Keep the bigger picture in mind. Sometimes you have to visit quite a few tables to find one that suits your needs, and sometimes you will hit the bargain jackpot at your first table. Remember, you have to kiss a lot of frogs before you find a prince! Those jackpot sales make a morning of shopping worth it for me. Be patient. My best deal of all time came just as I stepped into the Swap Tables in ’08; I had on a friend’s wish list a pair of high-powered binos, and wouldn’t you know it, the first person I came in contact with had a pair of like-new Celestron 20×80’s, housed in a gorgeous, skillfully hand-made oak box, all for just $100. No squabbles there, I just handed him $100 and skipped all the way back to my car!

If you have a very specific item in mind, your hunt may feel like searching the proverbial needle in the haystack, but if you go with a general list of items you’d like to purchase, you can probably find what you need.


Post Swap Tables

When you get home…
Test and clean your items. If you find yourself with a few dirty things, clean them right away. Don’t use anything that might damage what you are cleaning. Get ready to “show off” your great finds and buys to your friends and club members!

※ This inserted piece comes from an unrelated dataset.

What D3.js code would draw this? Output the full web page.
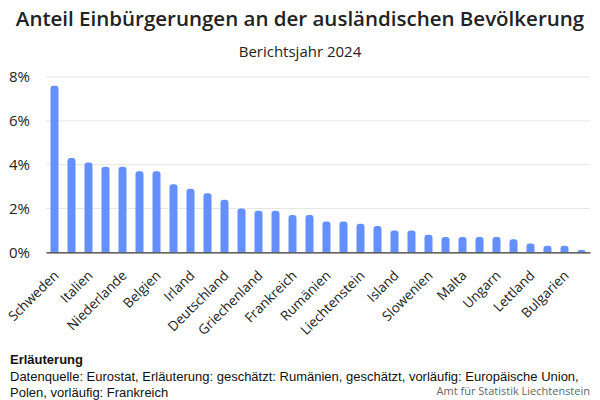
<!DOCTYPE html>
<html><head><meta charset="utf-8">
<script src="https://cdn.jsdelivr.net/npm/d3@7"></script>
<style>body{margin:0;background:#fff}svg{display:block}</style>
</head><body>
<svg id="c" width="600" height="400"></svg>
<script>
const countries = ["Schweden","Norwegen","Italien","Finnland","Niederlande","Portugal","Belgien","Luxemburg","Irland","Spanien","Deutschland","Europäische Union","Griechenland","Schweiz","Frankreich","Kroatien","Rumänien","Dänemark","Liechtenstein","Polen","Island","Österreich","Slowenien","Zypern","Malta","Tschechien","Ungarn","Slowakei","Lettland","Litauen","Bulgarien","Estland"];
const values = [7.6,4.3,4.1,3.9,3.9,3.7,3.7,3.1,2.9,2.7,2.4,2.0,1.9,1.9,1.7,1.7,1.4,1.4,1.3,1.2,1.0,1.0,0.8,0.7,0.7,0.7,0.7,0.6,0.4,0.3,0.3,0.1];
const yTicks = [0,2,4,6,8];
const title = "Anteil Einbürgerungen an der ausländischen Bevölkerung";
const subtitle = "Berichtsjahr 2024";
const noteTitle = "Erläuterung";
const noteLines = ["Datenquelle: Eurostat, Erläuterung: geschätzt: Rumänien, geschätzt, vorläufig: Europäische Union,","Polen, vorläufig: Frankreich"];
const credit = "Amt für Statistik Liechtenstein";

const svg = d3.select("#c");
const M = {l:46, r:10};
const W = 600;
const x = d3.scaleBand().domain(countries).range([M.l, W - M.r]).paddingInner(0.53).paddingOuter(0.265);
const y = d3.scaleLinear().domain([0,8]).range([252.3, 77]);
const font = "'Open Sans', Lato, sans-serif";

svg.append("text").attr("x",300).attr("y",26).attr("text-anchor","middle")
  .attr("font-family",font).attr("font-size",20.5).attr("font-weight",600).attr("fill","#222").text(title);
svg.append("text").attr("x",300).attr("y",57).attr("text-anchor","middle")
  .attr("font-family",font).attr("font-size",15).attr("fill","#222").text(subtitle);

// grid
svg.append("g").selectAll("line").data(yTicks.filter(d=>d>0)).join("line")
  .attr("x1",M.l).attr("x2",W-M.r).attr("y1",d=>y(d)).attr("y2",d=>y(d))
  .attr("stroke","#e6e6e6").attr("stroke-width",1);

// y axis
const yAxis = svg.append("g").attr("transform",`translate(${M.l},0)`)
  .call(d3.axisLeft(y).tickValues(yTicks).tickFormat(d=>d+"%").tickSize(0).tickPadding(16));
yAxis.select(".domain").remove();
yAxis.selectAll("text").attr("font-family",font).attr("font-size",15).attr("fill","#222").attr("dy","0.32em");

// bars
const r = 3;
svg.append("g").selectAll("path").data(values).join("path")
  .attr("fill","#648fff")
  .attr("d",(v,i)=>{
    const x0 = x(countries[i]), w = x.bandwidth(), y0 = y(0), y1 = y(v);
    const rr = Math.min(r, (y0-y1), w/2);
    return `M${x0},${y0}V${y1+rr}Q${x0},${y1} ${x0+rr},${y1}H${x0+w-rr}Q${x0+w},${y1} ${x0+w},${y1+rr}V${y0}Z`;
  });

// x axis
const xAxis = svg.append("g").attr("transform",`translate(0,${y(0)})`)
  .call(d3.axisBottom(x).tickValues(countries.filter((d,i)=>i%2===0)).tickSize(0).tickPadding(0));
xAxis.select(".domain").attr("stroke","#333").attr("stroke-width",1.3);
xAxis.selectAll("text").attr("font-family",font).attr("font-size",13.5).attr("fill","#222")
  .attr("text-anchor","end").attr("dy","0").attr("y",0)
  .attr("transform","translate(5,24) rotate(-45)");

// footer
svg.append("text").attr("x",10).attr("y",364).attr("font-family","'Liberation Sans', Arial, sans-serif")
  .attr("font-size",13).attr("font-weight","bold").attr("fill","#111").text(noteTitle);
svg.append("g").selectAll("text").data(noteLines).join("text")
  .attr("x",10).attr("y",(d,i)=>381+i*15.5).attr("font-family","'Liberation Sans', Arial, sans-serif")
  .attr("font-size",13).attr("fill","#111").text(d=>d);
svg.append("text").attr("x",590).attr("y",395).attr("text-anchor","end")
  .attr("font-family",font).attr("font-size",11).attr("fill","#666").text(credit);
</script>
</body></html>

Do some bookkeeping to find out how much you’ve spent on gadgets, etc. This will then give you a good idea of how much cash to bring next year. Leave yourself notes to follow next year.

Review your notebook and close the chapter on this year’s Swap Tables. In summary, I find that I have paid 20% of the retail value of my Swap Table finds; not bad for having a blast!

And, by all means, drop a few bucks into next year’s Swap Table’s Piggy Bank!